Castle Hill is one of three approved local historic districts in Austin. Two years ago, the 150-home neighborhood spent significant time with stakeholders agreeing to design standards on building height and massing, appropriate materials and setbacks and architectural styles and garage placement.


Some of the recommendations in the document were suggestions, said Historic Preservation Officer Steve Sadowsky. Others were “shalls,” making certain guidelines mandatory for any construction in Castle Hill.


The problem for 1007 Blanco was the “shalls” in the standards. Architect Dick Clark, who lives in the neighborhood and actually served as one of the reviewers of the Castle Hill design standards, intends to put a new single-family home on a lot at the intersection of Blanco and Tenth Streets.


Architect Mark Vornberg, speaking on behalf of Clark’s firm at Monday’s special-called Historic Landmark Commission meeting, said the firm considered its design to be acceptable because it placed the proposed garage on an alley. Alley placement was exempted from standards.


Unfortunately, that still placed the structure at the front of the 50-foot-wide property, and that was expressly prohibited under design standards. The design, Vornberg said, was made as a special accommodation to the property.


“This project is directly across from the historic fire station No. 4,” Vornberg said. “It’s a working fire station, and that’s problematic because it’s a source of light and noise.” To deal with that concern, architects proposed to move the garage to the front rather than the rear. “It’s unique to this property,” he said.


The choice may have been unique to the property, but it also was expressly prohibited by the design guidelines. Deputy Historic Preservation Officer Alyson McGee, who reviewed the case, said the guidelines were silent on appeals or waivers. The Historic Landmark Commission had no latitude in the case.


Chair Laurie Limbacher, while insisting the commission could do little, said the Historic Landmark Commission should learn from the case.


“A great deal of effort was spent in the Castle Hill guidelines to distinguish between what was absolutely required versus those things recommended as good practice,” Limbacher said. “It’s unfortunate that Mr.

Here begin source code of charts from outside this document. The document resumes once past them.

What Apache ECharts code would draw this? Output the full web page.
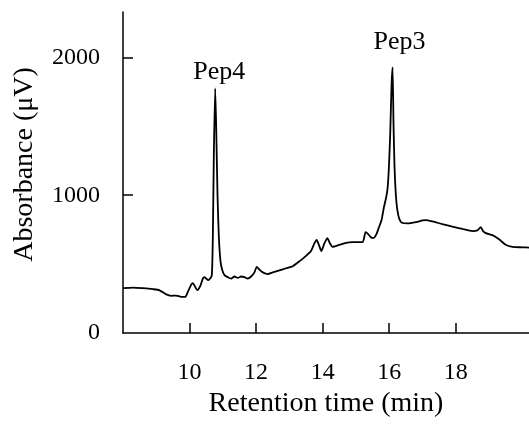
<!DOCTYPE html>
<html>
<head>
<meta charset="utf-8">
<script src="https://cdn.jsdelivr.net/npm/echarts@6/dist/echarts.min.js"></script>
<style>
html,body{margin:0;padding:0;background:#fff}
#chart{width:529px;height:429px}
</style>
</head>
<body>
<div id="chart"></div>
<script>
// retention time (min)
var times = [8.0, 8.3, 8.6, 8.9, 9.1, 9.3, 9.45, 9.6, 9.75, 9.87, 9.95, 10.05, 10.1, 10.17, 10.23, 10.32, 10.4, 10.44, 10.5, 10.56, 10.62, 10.67,
	10.7, 10.73, 10.77, 10.8, 10.84, 10.88, 10.93, 10.98, 11.05, 11.15, 11.25, 11.35, 11.45, 11.55, 11.65, 11.75, 11.85, 11.95, 12.02, 12.1,
	12.2, 12.35, 12.5, 12.7, 12.9, 13.1, 13.3, 13.5, 13.65, 13.75, 13.82, 13.9, 13.96, 14.05, 14.14, 14.22, 14.3, 14.5, 14.7, 14.9, 15.2,
	15.29, 15.36, 15.45, 15.53, 15.62, 15.68, 15.77, 15.84, 15.9, 15.95, 15.99, 16.03, 16.07, 16.1, 16.13, 16.16, 16.2, 16.24, 16.3, 16.38,
	16.55, 16.7, 16.85, 17.0, 17.1, 17.3, 17.6, 17.9, 18.2, 18.5, 18.65, 18.75, 18.82, 18.9, 19.1, 19.3, 19.5, 19.7, 20.0, 20.2]
// absorbance (uV)
var absorb = [326, 330, 325, 318, 310, 280, 270, 272, 262, 262, 300, 350, 362, 335, 311, 340, 395, 406, 395, 384, 395, 420,
	700, 1300, 1775, 1500, 1000, 700, 520, 460, 420, 405, 395, 410, 400, 410, 405, 395, 410, 440, 480, 460,
	440, 428, 440, 455, 470, 485, 520, 560, 595, 650, 675, 630, 595, 650, 688, 650, 625, 640, 655, 660, 660,
	732, 720, 695, 690, 720, 760, 820, 913, 975, 1050, 1200, 1450, 1800, 1928, 1500, 1200, 1000, 900, 830, 800,
	795, 800, 806, 818, 820, 810, 790, 772, 755, 740, 745, 768, 740, 725, 710, 680, 640, 625, 622, 620]

var peakNames = ['Pep4', 'Pep3']
var peakTimes = [10.77, 16.1]
var peakValues = [1775, 1928]

var xTicks = [10, 12, 14, 16, 18]
var yTicks = [1000, 2000]
var yLabels = [0, 1000, 2000]

var font = 'Liberation Serif'
var seriesData = times.map(function (t, i) { return [t, absorb[i]] })

var chart = echarts.init(document.getElementById('chart'))
chart.setOption({
	animation: false,
	backgroundColor: '#fff',
	grid: { left: 123, right: 0, top: 12, bottom: 96, containLabel: false },
	xAxis: {
		type: 'value', min: 8, max: 20.2,
		name: 'Retention time (min)', nameLocation: 'middle', nameGap: 57,
		nameTextStyle: { fontFamily: font, fontSize: 28, color: '#000' },
		axisLine: { lineStyle: { color: '#000', width: 1.5 } },
		axisTick: { inside: true, length: 10, customValues: xTicks, lineStyle: { color: '#000', width: 1.5 } },
		axisLabel: { customValues: xTicks, margin: 28, fontFamily: font, fontSize: 24, color: '#000' },
		splitLine: { show: false }
	},
	yAxis: {
		type: 'value', min: 0, max: 2330,
		name: 'Absorbance (μV)', nameLocation: 'middle', nameRotate: 90, nameGap: 84,
		nameTextStyle: { fontFamily: font, fontSize: 28, color: '#000', padding: [0, 0, 0, 16] },
		axisLine: { show: true, lineStyle: { color: '#000', width: 1.5 } },
		axisTick: { show: true, inside: true, length: 10, customValues: yTicks, lineStyle: { color: '#000', width: 1.5 } },
		axisLabel: { customValues: yLabels, margin: 23, fontFamily: font, fontSize: 24, color: '#000', formatter: function (v) { return String(v) } },
		splitLine: { show: false }
	},
	series: [{
		type: 'line',
		data: seriesData,
		showSymbol: false,
		smooth: 0.2,
		lineStyle: { color: '#000', width: 1.8 },
		markPoint: {
			symbol: 'circle', symbolSize: 0,
			label: { show: true, fontFamily: font, fontSize: 26, color: '#000', formatter: '{b}' },
			data: peakNames.map(function (n, i) {
				return { name: n, coord: [peakTimes[i], peakValues[i]], label: { offset: i === 0 ? [4, -16] : [7, -25] } }
			})
		}
	}]
})
</script>
</body>
</html>
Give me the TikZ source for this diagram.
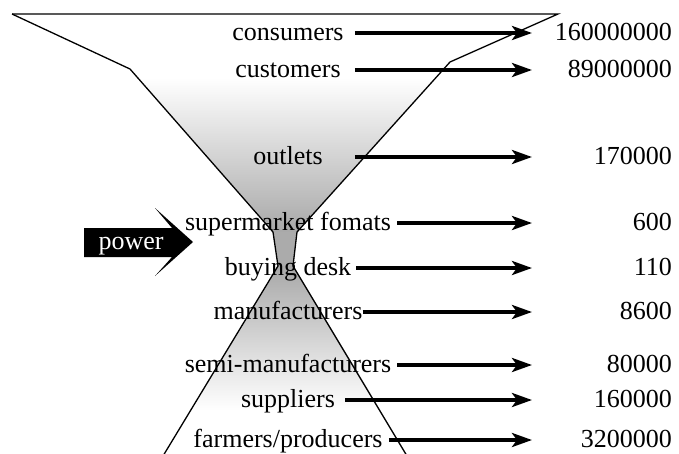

Clark is learning it in this way, but I think it’s something to keep in mind as future design standards move forward.”


Neighborhood opinion appeared to range from those who were opposed, such as zoning chair Larry Halford, to neighbors who were more sympathetic to Clark’s plight and possibly open to a potential appeals process, such as Laura Porcaro.


Halford argued the predicament of Clark’s property was not unique to the neighborhood and that the lot offered two potential access points.


“We have plenty of similar properties along the street,” Halford said. “They can put (the garage) along that south property line. There are no holes, no trees, no obstacles. From our perspective, it’s a matter of choice. I fail to see why there’s a need to deviate from this standard.”


Porcaro, on the other hand, said the property already had to meet at least five restrictions under a private restrictive covenant signed with the neighborhood in 2007. Now the design standards had set the bar even higher.


Clark was a participant in the guidelines and a resident, Porcaro said. Shouldn’t the neighborhood, at the least, consider a potential review process? That was the question she was hearing from her neighbors in Castle Hill.


“We’re in a tough position as the first local historic district case. A waiver is something we didn’t discuss. Because there is no way to waive or not to waive, we were told that the standard is what it is, and we really can’t oppose or support anything. It’s a really bad situation to be in, against our neighbors.”


Commissioners John Rosato and Daniel Leary seemed sympathetic to finding a solution: Leary because he thought the design of the house made logical sense and Rosato because he believed that no standards can take into consider the parameters of every single case.


An ordinance change, however, would have to start with the Codes & Ordinances subcommittee of the Planning Commission. Rosato urged McGee to discuss with the city’s legal department what steps might be taken on future cases, even if the timing was not right on Clark’s garage.